To Dr. Alexis Mauger, a researcher at the University of Kent in Britain who is studying the relationship between pain and the limits of athletic performance, this suggests pain tolerance can indeed be trained. In part, he says, it’s about: “Learning to break through a conservative pain barrier so that you can operate closer to a true physiological limit.”

So how do you push beyond that barrier and achieve what you are capable of? The mental trick I use is envisioning the positive sensations I get from my workout and the benefits that will come.  Labroo and Nielsen continue:

One way for us to overcome aversions is to trick our minds…These results suggest our aversions are derived in part from our bodily sensations, and the influence of these sensations may be more far reaching than one might have presumed.

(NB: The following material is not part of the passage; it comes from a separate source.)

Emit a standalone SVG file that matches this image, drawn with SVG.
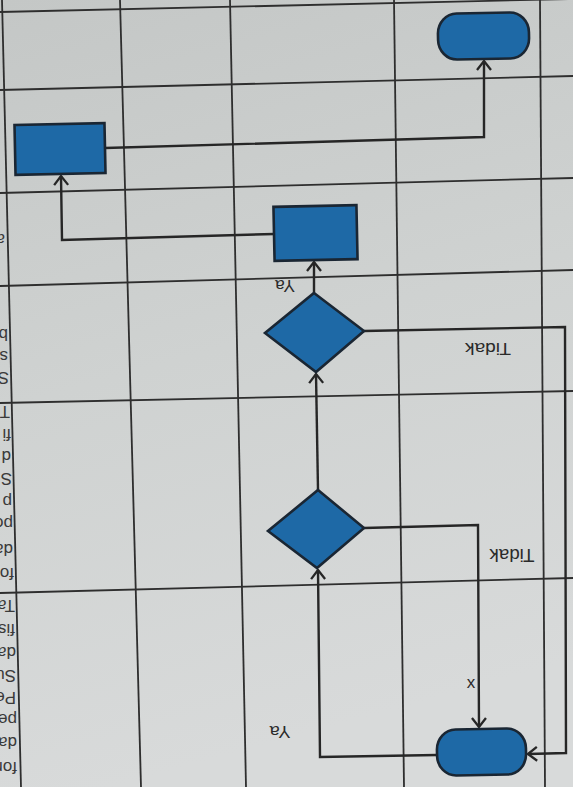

If I’m about to venture out on a 7 mile run, I can choose one of a myriad of thoughts. I can talk to myself about my current state of lethargy or focus on the sting of my feet as they pound the pavement. Alternatively, I can fantasize about the endorphin rush associated with a long jog and the heady feeling of accomplishment after I’m drenched in sweat. I can blanket my brain with thoughts of my heart growing stronger with every beat. The thought of a fitter physique unequivocally causes an upturn of my mouth’s corners, rather than a frown. Even the reward of the post workout meal can have a true net positive effect on my sessions and me.

Before every set, I remind myself that the first rep is the hardest, actually picking up the bar is the most challenging and that the benefits of mind and body strength and wellness is my motivation.

You’ve heard me quote Martin Luther King Jr. before; his words apply to the mental game of training as much as anywhere else in life. “You don’t have to see the whole staircase, just take the first step.”

  • Chris H.

    Just catching up on the blog, and was saddened to see no comments here, because it’s so true. I didn’t realize it until the end of my senior season, but this was the biggest benefit I got from running cross country in the fall in high school. I just did it to stay in shape for hoops and baseball, but for all the physical endurance I picked up, the mental strength gains from learning my physical limits and pushing past them has had benefits for me in endeavors both athletic and elsewhere.